We meet up with M and K. M is clearly a professional and wends us through the leaf-choked streets to lit houses with the skill of a true hunter. Not a step is wasted. Sadly, time is against us. Trick-or-treat is only from 5-7 pm and we have missed most of it. Also, the crush of kids ahead of us have emptied the coffers of many houses. It is due to the skill of M that we get to about 20 houses in our allotted remaining 45 minutes, covering about 10 blocks.

Still, they really do get plenty of candy, at least in my opinion, for a 6 and nearly-3 year-old. Of the other people we see, most are kids, well costumed, under the age of 14. All are very polite. One kid didn't have a costume, but his buddies did. Adults mostly accompanied the kids, several of whom also wore costumes. None of whom carried bags for themselves.

One guy, handing out candy from a decorated front porch, laughed and said that we parents looked like we could use a beer. We agreed that he was absolutely correct. We also agreed, to ourselves, that Wisconsin is truly the state that understands us best.

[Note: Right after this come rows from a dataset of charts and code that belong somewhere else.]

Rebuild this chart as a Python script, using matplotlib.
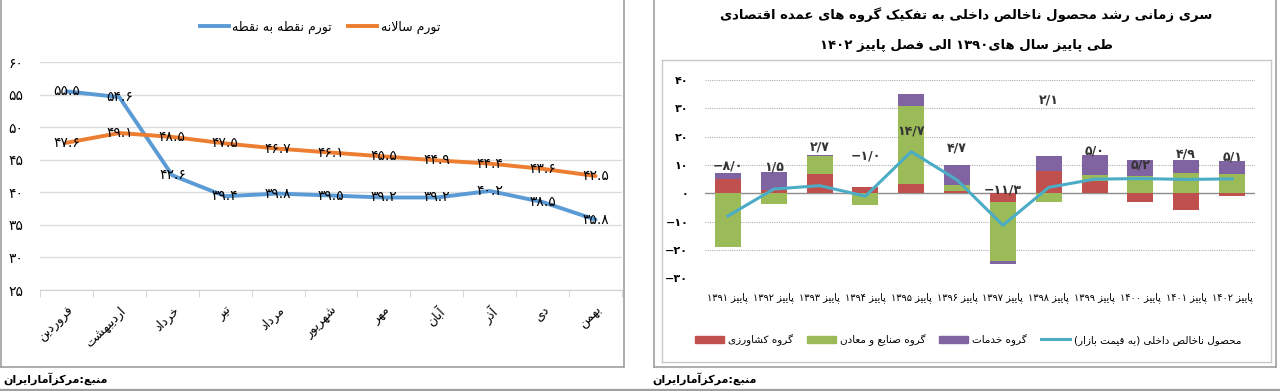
import re
import numpy as np
import matplotlib
matplotlib.use("Agg")
import matplotlib.pyplot as plt
from matplotlib.lines import Line2D
from matplotlib.patches import Patch

# -----------------------------
# Datos
# -----------------------------
months = ["فروردین", "اردیبهشت", "خرداد", "تیر", "مرداد", "شهریور",
          "مهر", "آبان", "آذر", "دی", "بهمن"]
inflation_p2p = [55.5, 54.6, 42.6, 39.4, 39.8, 39.5, 39.2, 39.2, 40.2, 38.5, 35.8]
inflation_annual = [47.6, 49.1, 48.5, 47.5, 46.7, 46.1, 45.5, 44.9, 44.4, 43.6, 42.5]

years = [1391, 1392, 1393, 1394, 1395, 1396, 1397, 1398, 1399, 1400, 1401, 1402]
agri = [5.0, 1.0, 6.7, 2.2, 3.2, 0.8, -3.0, 7.9, 4.2, -3.1, -5.8, -1.1]
industry = [-19.0, -3.6, 6.4, -4.2, 27.6, 2.0, -20.8, -3.1, 2.1, 6.1, 7.2, 6.7]
services = [2.1, 6.5, 0.3, 0.0, 4.4, 7.1, -1.2, 5.3, 7.2, 5.8, 4.7, 4.6]
gdp = [-8.0, 1.5, 2.7, -1.0, 14.7, 4.7, -11.3, 2.1, 5.0, 5.2, 4.9, 5.1]
gdp_label_y = [9.5, 9.2, 16.3, 13.1, 21.9, 15.9, 1.0, 33.0, 14.8, 9.9, 13.8, 12.7]

# -----------------------------
# Texto persa (sin libreria de shaping)
# -----------------------------
AR = {"ا": 0xFE8D, "آ": 0xFE81, "د": 0xFEA9, "ذ": 0xFEAB, "ر": 0xFEAD,
      "ز": 0xFEAF, "و": 0xFEED,
      "ب": 0xFE8F, "پ": 0xFB56, "ت": 0xFE95, "ح": 0xFEA1, "خ": 0xFEA5,
      "س": 0xFEB1, "ش": 0xFEB5, "ص": 0xFEB9, "ط": 0xFEC1, "ع": 0xFEC9,
      "ف": 0xFED1, "ق": 0xFED5, "ک": 0xFB8E, "گ": 0xFB92, "ل": 0xFEDD,
      "م": 0xFEE1, "ن": 0xFEE5, "ه": 0xFEE9, "ی": 0xFBFC}
RIGHT_ONLY = set("اآدذرزو")
MIRROR = str.maketrans("()", ")(")
NUM = re.compile(r"([\-−]?[0-9۰-۹][0-9۰-۹./]*)")
FA_DIGITS = str.maketrans("0123456789-", "۰۱۲۳۴۵۶۷۸۹−")


def shape(s):
    out = []
    i = 0
    while i < len(s):
        c = s[i]
        if c not in AR:
            out.append(c)
            i += 1
            continue
        prev = s[i - 1] if i > 0 else ""
        jp = prev in AR and prev not in RIGHT_ONLY
        if c == "ل" and i + 1 < len(s) and s[i + 1] in "اآ":
            base = 0xFEFB if s[i + 1] == "ا" else 0xFEF5
            out.append(chr(base + jp))
            i += 2
            continue
        nxt = s[i + 1] if i + 1 < len(s) else ""
        jn = c not in RIGHT_ONLY and nxt in AR
        f = 3 if (jp and jn) else 2 if jn else 1 if jp else 0
        out.append(chr(AR[c] + f))
        i += 1
    return "".join(out)


def fa(s):
    s = shape(s)
    parts = NUM.split(s)
    out = []
    for p in reversed(parts):
        if NUM.fullmatch(p):
            out.append(p)
        else:
            out.append(p[::-1].translate(MIRROR))
    return "".join(out)


def num(v, sep="."):
    return f"{v:.1f}".replace(".", sep).translate(FA_DIGITS)


# -----------------------------
# Figura
# -----------------------------
W, H = 1280, 391
fig = plt.figure(figsize=(W / 100, H / 100), dpi=100)
fig.patch.set_facecolor("white")


def fx(px):
    return px / W


def fy(py):
    return 1 - py / H


def hline(x0, x1, y, color, lw):
    fig.add_artist(Line2D([fx(x0), fx(x1)], [fy(y), fy(y)], color=color, lw=lw))


def vline(x, y0, y1, color, lw):
    fig.add_artist(Line2D([fx(x), fx(x)], [fy(y0), fy(y1)], color=color, lw=lw))


# marcos
vline(1, -2, 367, "#a0a0a0", 1.2)
vline(624, -2, 367, "#a0a0a0", 1.2)
hline(1, 624, 367, "#a0a0a0", 1.2)
vline(654, -2, 367, "#a0a0a0", 1.2)
vline(1276, -2, 367, "#a0a0a0", 1.2)
hline(654, 1276, 367, "#a0a0a0", 1.2)
vline(662, 60, 362, "#c8c8c8", 1.0)
vline(1271, 60, 362, "#c8c8c8", 1.0)
hline(662, 1271, 60, "#c8c8c8", 1.0)
hline(662, 1271, 362, "#c8c8c8", 1.0)
hline(0, W, 389.5, "#a0a0a0", 1.6)

fig.text(fx(3), fy(379), fa("منبع:مرکزآمارایران"), ha="left", va="center",
         fontsize=8, fontweight="bold")
fig.text(fx(652), fy(379), fa("منبع:مرکزآمارایران"), ha="left", va="center",
         fontsize=8, fontweight="bold")

# -----------------------------
# Panel izquierdo: tasa de inflacion
# -----------------------------
blue = "#5B9BD5"
orange = "#ED7D31"
ax1 = fig.add_axes([fx(40), fy(290), (622 - 40) / W, (290 - 62) / H])
x1 = np.arange(len(months))
ax1.plot(x1, inflation_p2p, color=blue, lw=2.8, solid_capstyle="round", zorder=3)
ax1.plot(x1, inflation_annual, color=orange, lw=2.8, solid_capstyle="round", zorder=3)
for i in range(len(months)):
    ax1.text(x1[i], inflation_p2p[i], num(inflation_p2p[i]), ha="center", va="center",
             fontsize=10, zorder=4)
    ax1.text(x1[i], inflation_annual[i], num(inflation_annual[i]), ha="center", va="center",
             fontsize=10, zorder=4)

ax1.set_xlim(-0.5, len(months) - 0.5)
ax1.set_ylim(25, 60)
yt = list(range(25, 65, 5))
ax1.set_yticks(yt)
ax1.set_yticklabels([str(v).translate(FA_DIGITS) for v in yt], fontsize=10)
ax1.tick_params(axis="y", length=0, pad=12)
ax1.grid(axis="y", color="#dcdcdc", lw=1)
ax1.set_axisbelow(True)
for s in ["top", "left", "right"]:
    ax1.spines[s].set_visible(False)
ax1.spines["bottom"].set_color("#d0d0d0")
ax1.set_xticks(x1)
ax1.set_xticklabels([fa(m) for m in months], rotation=45, ha="right",
                    rotation_mode="anchor", fontsize=9)
ax1.tick_params(axis="x", length=0, pad=10)
ax1.set_xticks(np.arange(-0.5, len(months), 1), minor=True)
ax1.tick_params(axis="x", which="minor", length=5, color="#d0d0d0")

leg1 = fig.legend(
    [Line2D([], [], color=blue, lw=2.8), Line2D([], [], color=orange, lw=2.8)],
    [fa("تورم نقطه به نقطه"), fa("تورم سالانه")],
    loc="center", bbox_to_anchor=(fx(320), fy(27)), ncol=2, frameon=False,
    fontsize=9, handlelength=2.3, handletextpad=0.3, columnspacing=1.3)

# -----------------------------
# Panel derecho: crecimiento del PIB
# -----------------------------
red = "#C0504D"
green = "#9BBB59"
purple = "#8064A2"
aqua = "#4BACC6"
ax2 = fig.add_axes([fx(705), fy(278.3), (1255 - 705) / W, (278.3 - 80) / H])
x2 = np.arange(len(years))
pos_base = np.zeros(len(years))
neg_base = np.zeros(len(years))
for vals, col in [(agri, red), (industry, green), (services, purple)]:
    v = np.array(vals)
    bottom = np.where(v >= 0, pos_base, neg_base)
    ax2.bar(x2, v, width=0.57, bottom=bottom, color=col, zorder=2)
    pos_base = pos_base + np.where(v > 0, v, 0)
    neg_base = neg_base + np.where(v < 0, v, 0)
ax2.plot(x2, gdp, color=aqua, lw=2.2, zorder=3)
for i in range(len(years)):
    ax2.text(x2[i], gdp_label_y[i], num(gdp[i], "/"), ha="center", va="center",
             fontsize=9, fontweight="bold", color="#333333", zorder=4)

ax2.set_xlim(-0.5, len(years) - 0.5)
ax2.set_ylim(-30, 40)
yt2 = list(range(-30, 50, 10))
ax2.set_yticks(yt2)
ax2.set_yticklabels([str(v).translate(FA_DIGITS) for v in yt2], fontsize=8,
                    fontweight="bold")
ax2.tick_params(axis="y", length=0, pad=12)
ax2.grid(axis="y", color="#b0b0b0", lw=0.8, linestyle=(0, (1, 1)))
ax2.set_axisbelow(True)
ax2.axhline(0, color="#909090", lw=1, zorder=1)
for s in ax2.spines.values():
    s.set_visible(False)
ax2.set_xticks(x2)
ax2.set_xticklabels([fa("پاییز " + str(y).translate(FA_DIGITS)) for y in years],
                    fontsize=7)
ax2.tick_params(axis="x", length=0, pad=10)

fig.text(fx(966), fy(15), fa("سری زمانی رشد محصول ناخالص داخلی به تفکیک گروه های عمده اقتصادی"),
         ha="center", va="center", fontsize=9.5, fontweight="bold")
fig.text(fx(966), fy(45), fa("طی پاییز سال های1390 الی فصل پاییز 1402".translate(FA_DIGITS)),
         ha="center", va="center", fontsize=9.5, fontweight="bold")

fig.legend(
    [Patch(color=red), Patch(color=green), Patch(color=purple),
     Line2D([], [], color=aqua, lw=2.2)],
    [fa("گروه کشاورزی"), fa("گروه صنایع و معادن"), fa("گروه خدمات"),
     fa("محصول ناخالص داخلی (به قیمت بازار)")],
    loc="center", bbox_to_anchor=(fx(968), fy(340)), ncol=4, frameon=False,
    fontsize=7.5, handlelength=2.8, handleheight=0.7, handletextpad=0.4,
    columnspacing=1.3)

fig.savefig("out.png", dpi=100)
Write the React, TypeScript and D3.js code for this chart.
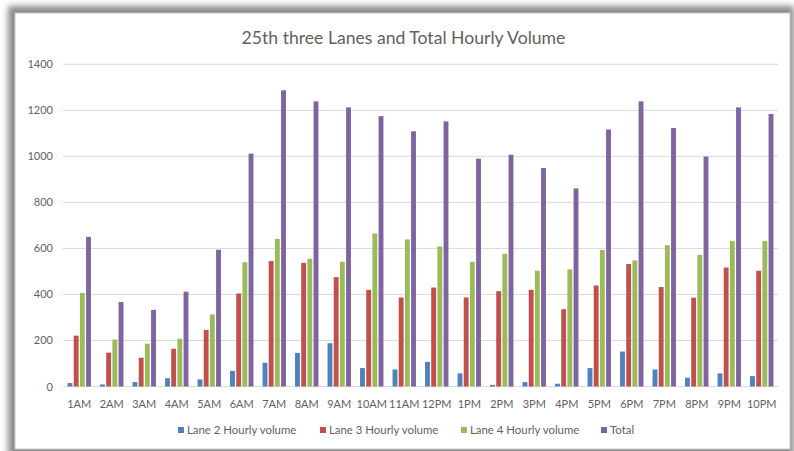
import React from "react";
import * as d3 from "d3";

const hours = ["1AM","2AM","3AM","4AM","5AM","6AM","7AM","8AM","9AM","10AM","11AM","12PM","1PM","2PM","3PM","4PM","5PM","6PM","7PM","8PM","9PM","10PM"];
const lane2 = [15, 9, 19, 36, 31, 68, 103, 146, 188, 80, 74, 107, 57, 7, 19, 12, 80, 152, 74, 38, 57, 45];
const lane3 = [221, 147, 125, 164, 246, 404, 545, 537, 475, 420, 387, 430, 387, 414, 420, 336, 439, 532, 432, 386, 517, 503];
const lane4 = [406, 204, 186, 208, 313, 540, 641, 555, 542, 665, 639, 609, 542, 577, 503, 509, 593, 548, 614, 572, 632, 632];
const total = [650, 367, 333, 412, 594, 1012, 1287, 1239, 1213, 1175, 1109, 1152, 990, 1007, 949, 861, 1117, 1239, 1123, 999, 1213, 1184];
const seriesNames = ["Lane 2 Hourly volume", "Lane 3 Hourly volume", "Lane 4 Hourly volume", "Total"];
const yTicks = [0, 200, 400, 600, 800, 1000, 1200, 1400];
const title = "25th three Lanes and Total Hourly Volume";

const colors = ["#4F81BD", "#C0504D", "#9BBB59", "#8064A2"];
const FONT = "Lato, 'Open Sans', sans-serif";
const TXT = "#5f5f5f";

export default function App() {
  const W = 794, H = 451;
  const left = 63, right = 778, top = 64.3, bottom = 386.5;
  const allSeries = [lane2, lane3, lane4, total];
  const x = d3.scaleBand<string>().domain(hours).range([left, right]).padding(0);
  const bw = x.bandwidth();
  const gap = 7.8;
  const xi = d3.scaleBand<number>().domain([0, 1, 2, 3]).range([gap / 2, bw - gap / 2]).padding(0);
  const y = d3.scaleLinear().domain([0, 1400]).range([bottom, top]);
  const barW = xi.bandwidth() - 1.3;
  const legendX = [178, 320, 461, 601];

  return (
    <svg width={W} height={H} style={{ position: "absolute", left: 0, top: 0 }} xmlns="http://www.w3.org/2000/svg">
      <defs>
        <filter id="sh" x="-10%" y="-10%" width="120%" height="120%">
          <feGaussianBlur stdDeviation="3" />
        </filter>
      </defs>
      <rect x={0} y={0} width={W} height={H} fill="#ffffff" />
      <rect x={8} y={6} width={786} height={450} fill="#8a8a8a" filter="url(#sh)" />
      <rect x={15} y={13} width={775} height={436} fill="#ffffff" stroke="#c8c8c8" strokeWidth={1} />
      <text x={403.5} y={44} textAnchor="middle" fontFamily={FONT} fontSize={17.6} fill={TXT}>{title}</text>
      {yTicks.map((t) => (
        <g key={t}>
          <line x1={left} x2={right} y1={y(t)} y2={y(t)} stroke="#d9d9d9" strokeWidth={1} />
          <text x={53} y={y(t) + 4} textAnchor="end" fontFamily={FONT} fontSize={11} fill={TXT}>{t}</text>
        </g>
      ))}
      {hours.map((h, i) => (
        <g key={h}>
          {allSeries.map((s, k) => (
            <rect key={k}
              x={(x(h) as number) + (xi(k) as number) + 0.65}
              y={y(s[i])}
              width={barW}
              height={y(0) - y(s[i])}
              fill={colors[k]} />
          ))}
          <text x={(x(h) as number) + bw / 2} y={408} textAnchor="middle" fontFamily={FONT} fontSize={11} fill={TXT}>{h}</text>
        </g>
      ))}
      {seriesNames.map((n, k) => (
        <g key={n}>
          <rect x={legendX[k]} y={427} width={6} height={6} fill={colors[k]} />
          <text x={legendX[k] + 9} y={434} fontFamily={FONT} fontSize={11.4} fill={TXT}>{n}</text>
        </g>
      ))}
    </svg>
  );
}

We saw no signs of vandalism, not even a kicked pumpkin. Most of the houses were decorated in some way, several very lavishly. The houses are fairly close together, so driving the kids around really doesn't make sense. The people handing out candy seemed genuinely tickled to be doing so. Granted, we were there at the tail-end, but last year, when we got there at the start, it was the same.

I guess I just wanted to let you know that there are places where "movie set" Halloween happens. We are incredibly fortunate to live in such a place. I wish everyone did.